Friday, August 28, 2009

Must-Read: Thamel NYT Q&A With Tebow

Stop what you're doing and read this Q&A in the New York Times Quad blog between Pete Thamel -- who has interviewed Tim Tebow as extensively as anyone -- and Tebow.

The first section is all about Tebow's charitable work -- it is probably the most in-depth discussion about his core value of philanthropy as anything I have seen.

(In a very sophisticated way, he also talks about the bind the NCAA is in as it relates to letting players have more roles in charity work, recognizing that he would like to do a ton, but there is a huge risk of other players -- or outside influences -- abusing the system.)

The second section digs into football, with Tebow noting that the team's personnel this season means defense will have to "honor" more guys, like last year when Harvin was out.
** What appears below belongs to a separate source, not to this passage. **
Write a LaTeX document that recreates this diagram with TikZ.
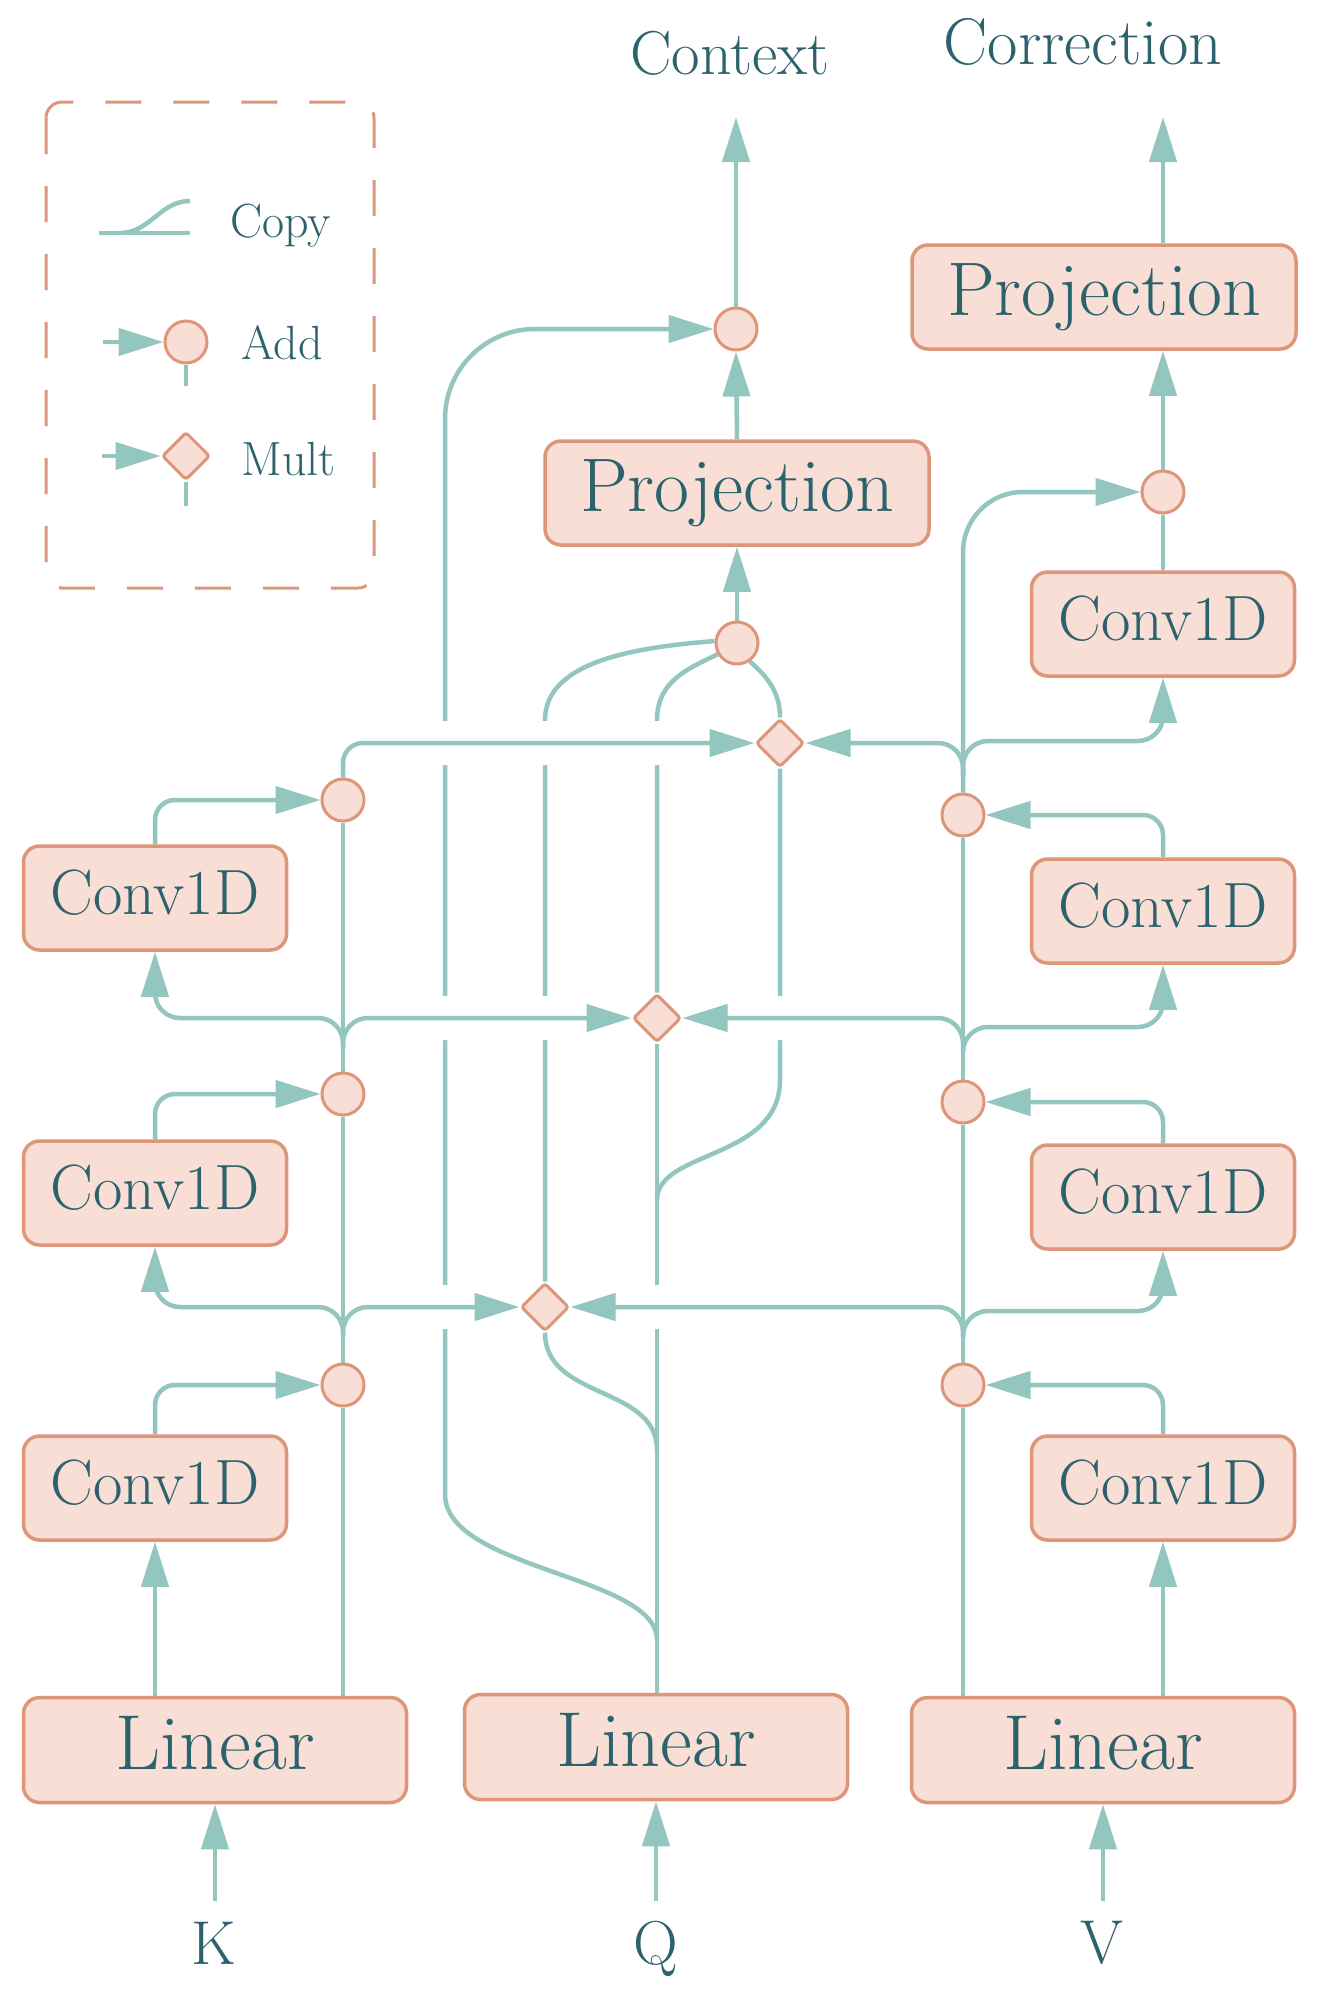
\documentclass[tikz,border=0pt]{standalone}
\usetikzlibrary{arrows.meta,shapes.geometric,backgrounds}
\definecolor{flowc}{RGB}{148,198,192}
\definecolor{boxfill}{RGB}{248,222,213}
\definecolor{boxline}{RGB}{221,150,122}
\definecolor{txtc}{RGB}{44,98,108}
\tikzset{
  block/.style={draw=boxline, fill=boxfill, line width=3.5pt, rounded corners=16pt, text=txtc, inner sep=0pt},
  conv/.style={block, minimum width=263pt, minimum height=104pt, text height=44pt, text depth=12pt, font=\fontsize{64}{64}\selectfont},
  proj/.style={block, minimum width=384pt, minimum height=104pt, text height=52pt, text depth=15pt, font=\fontsize{76}{76}\selectfont},
  lin/.style={block, minimum width=383pt, minimum height=105pt, text height=54pt, text depth=15pt, font=\fontsize{78}{78}\selectfont},
  addop/.style={circle, draw=boxline, fill=boxfill, line width=3pt, minimum size=42pt, inner sep=0pt},
  mulop/.style={diamond, draw=boxline, fill=boxfill, line width=3pt, minimum size=48pt, inner sep=0pt, rounded corners=3pt},
  flow/.style={draw=flowc, line width=4.5pt},
  arr/.style={-{Triangle[length=45pt,width=27pt]}},
  hop/.style={preaction={draw=white, line width=44pt, -}},
  lbl/.style={text=txtc, anchor=base, font=\fontsize{62}{62}\selectfont},
  key/.style={text=txtc, anchor=base west, font=\fontsize{48}{48}\selectfont},
}
\begin{document}
\begin{tikzpicture}[x=1pt, y=-1pt]
  \useasboundingbox (0,0) rectangle (1319,2006);
  % legend
  \draw[boxline, line width=3pt, dash pattern=on 36pt off 32pt, rounded corners=16pt] (46,102) rectangle (374,588);
  \node[key] (kcopy) at (227,237) {Copy};
  \node[addop] (ladd) at (186,342) {};
  \node[key] (kadd) at (238,359) {Add};
  \node[mulop] (lmul) at (186,456) {};
  \node[key] (kmul) at (238,475) {Mult};
  % K column
  \node[lin] (klin) at (215,1750) {Linear};
  \node[conv] (kc1) at (155,1488) {Conv1D};
  \node[conv] (kc2) at (155,1193) {Conv1D};
  \node[conv] (kc3) at (155,898) {Conv1D};
  \node[addop] (ka1) at (343,1385) {};
  \node[addop] (ka2) at (343,1094) {};
  \node[addop] (ka3) at (343,800) {};
  \coordinate (kj1) at (343,1335);
  \coordinate (kj2) at (343,1047);
  % Q column
  \node[lin] (qlin) at (656,1747) {Linear};
  \node[mulop] (m1) at (545,1307) {};
  \node[mulop] (m2) at (657,1018) {};
  \node[mulop] (m3) at (780,743) {};
  \node[addop] (mixadd) at (737,643) {};
  \node[proj] (mproj) at (737,493) {Projection};
  \node[addop] (ctxadd) at (736,329) {};
  \coordinate (qs1) at (657,1640);
  \coordinate (qs2) at (657,1450);
  \coordinate (qs3) at (657,1200);
  % V column
  \node[lin] (vlin) at (1103,1750) {Linear};
  \node[conv] (vc1) at (1163,1488) {Conv1D};
  \node[conv] (vc2) at (1163,1197) {Conv1D};
  \node[conv] (vc3) at (1163,911) {Conv1D};
  \node[conv] (vc4) at (1163,624) {Conv1D};
  \node[addop] (va1) at (963,1385) {};
  \node[addop] (va2) at (963,1102) {};
  \node[addop] (va3) at (963,815) {};
  \node[addop] (coradd) at (1163,492) {};
  \node[proj] (cproj) at (1104,297) {Projection};
  \coordinate (vj1) at (963,1337);
  \coordinate (vj2) at (963,1052);
  \coordinate (vj3) at (963,775);
  % inputs and outputs
  \node[lbl] (kname) at (214,1964) {K};
  \node[lbl] (qname) at (656,1964) {Q};
  \node[lbl] (vname) at (1102,1963) {V};
  \node[lbl] (ctxname) at (730,74) {Context};
  \node[lbl, font=\fontsize{66}{66}\selectfont] (corname) at (1083,64) {Correction};
  \coordinate (kfeed) at (215,1901);
  \coordinate (qfeed) at (656,1901);
  \coordinate (vfeed) at (1103,1901);
  \coordinate (ctxout) at (736,117);
  \coordinate (corout) at (1163,117);

  \begin{pgfonlayer}{background}
    \fill[white] (0,0) rectangle (1319,2006);
    % legend glyphs
    \draw[flow] (99,233) -- (190,233);
    \draw[flow] (120,233) .. controls (150,233) and (160,201) .. (190,201);
    \draw[flow, arr] (103,342) -- (ladd.west);
    \draw[flow] (ladd.south) -- (186,386);
    \draw[flow, arr] (102,456) -- (lmul.west);
    \draw[flow] (lmul.south) -- (186,506);
    % lines that the rows hop over
    \draw[flow, arr] (qs1) .. controls (657,1575) and (445,1570) .. (445,1494) [rounded corners=90pt] |- (ctxadd.west);
    \draw[flow] (m2 |- qlin.north) -- (m2.south);
    \draw[flow] (m2.north) -- (657,720) .. controls (657,680) and (690,668) .. (mixadd.210);
    \draw[flow] (m1.north) -- (545,720) .. controls (545,660) and (640,647) .. (mixadd.175);
    \draw[flow] (m3.north) .. controls (780,690) and (765,675) .. (mixadd.305);
    \draw[flow] (m3.south) -- (780,1080) .. controls (780,1160) and (657,1150) .. (qs3);
    \draw[flow] (m1.south) .. controls (545,1400) and (657,1385) .. (qs2);
    % rows into the products
    \draw[flow, arr, hop, rounded corners=20pt] (ka3.north) |- (m3.west);
    \draw[flow, arr, hop, rounded corners=25pt] (kj2) -- ++(0,-29) -- (m2.west);
    \draw[flow, arr, hop, rounded corners=25pt] (kj1) -- ++(0,-28) -- (m1.west);
    \draw[flow, arr, hop, rounded corners=25pt] (vj2) -- ++(0,-34) -- (m2.east);
    \draw[flow, arr, hop, rounded corners=25pt] (vj1) -- ++(0,-30) -- (m1.east);
    \draw[flow, arr, rounded corners=25pt] (vj3) -- ++(0,-32) -- (m3.east);
    % K side
    \draw[flow] (ka1 |- klin.north) -- (ka1.south);
    \draw[flow] (ka1.north) -- (ka2.south);
    \draw[flow] (ka2.north) -- (ka3.south);
    \draw[flow, arr] (kc1 |- klin.north) -- (kc1.south);
    \draw[flow, arr, rounded corners=25pt] (kj1) -- ++(0,-28) -| (kc2.south);
    \draw[flow, arr, rounded corners=25pt] (kj2) -- ++(0,-29) -| (kc3.south);
    \draw[flow, arr, rounded corners=20pt] (kc1.north) |- (ka1.west);
    \draw[flow, arr, rounded corners=20pt] (kc2.north) |- (ka2.west);
    \draw[flow, arr, rounded corners=20pt] (kc3.north) |- (ka3.west);
    % V side
    \draw[flow] (va1 |- vlin.north) -- (va1.south);
    \draw[flow] (va1.north) -- (va2.south);
    \draw[flow] (va2.north) -- (va3.south);
    \draw[flow, arr, rounded corners=60pt] (va3.north) |- (coradd.west);
    \draw[flow, arr] (vc1 |- vlin.north) -- (vc1.south);
    \draw[flow, arr, rounded corners=25pt] (vj1) -- ++(0,-26) -| (vc2.south);
    \draw[flow, arr, rounded corners=25pt] (vj2) -- ++(0,-25) -| (vc3.south);
    \draw[flow, arr, rounded corners=25pt] (vj3) -- ++(0,-34) -| (vc4.south);
    \draw[flow, arr, rounded corners=20pt] (vc1.north) |- (va1.east);
    \draw[flow, arr, rounded corners=20pt] (vc2.north) |- (va2.east);
    \draw[flow, arr, rounded corners=20pt] (vc3.north) |- (va3.east);
    \draw[flow] (vc4.north) -- (coradd.south);
    % heads
    \draw[flow, arr] (mixadd.north) -- (mproj.south);
    \draw[flow, arr] (mproj.north) -- (ctxadd.south);
    \draw[flow, arr] (ctxadd.north) -- (ctxout);
    \draw[flow, arr] (coradd.north) -- (coradd |- cproj.south);
    \draw[flow, arr] (cproj.north -| corout) -- (corout);
    % feeds
    \draw[flow, arr] (kfeed) -- (klin.south);
    \draw[flow, arr] (qfeed) -- (qlin.south);
    \draw[flow, arr] (vfeed) -- (vlin.south);
  \end{pgfonlayer}
\end{tikzpicture}
\end{document}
They also talk about Tebow's pro future, and -- yes! -- we get more fodder for my theory that the Patriots will draft Tebow because Belichick loves him, loves the IDEA of him and loves Meyer: Tebow said that when making his decision about whether to come back, he consulted... Bill Belichick. More about his pro development:
What you hear from most guys, all that stuff is stuff that you can learn. The No. 1 thing that you can’t teach is leadership, winning and competitiveness. Will I work at stuff for the next level? Yes. But you know what, I would rather want a coach that wants me for me. For those three things.
That sounds like Belichick.

God: This Pats-draft-Tebow move is going to be so obvious by the time we get to April. And I'm still steeling myself for what it will take to instantly start rooting for the Patriots.

By the way, according to the interview, Tebow is taking 1 class a week that is 1 hour. Otherwise: "I’m a football player this semester."

1 comment:

  1. Wow, that really was a great Q&A. The interviewer got Tim talking and talking. I don't think I quite understood before that he really loves all that charity work-- it's not that he feels an obligation; he's excited to do it. Already planning everything he'd do once he was free of NCAA rules... he may have been taking only one class, but it sounds like he was learning more and accomplishing more than most people earning impressive degrees.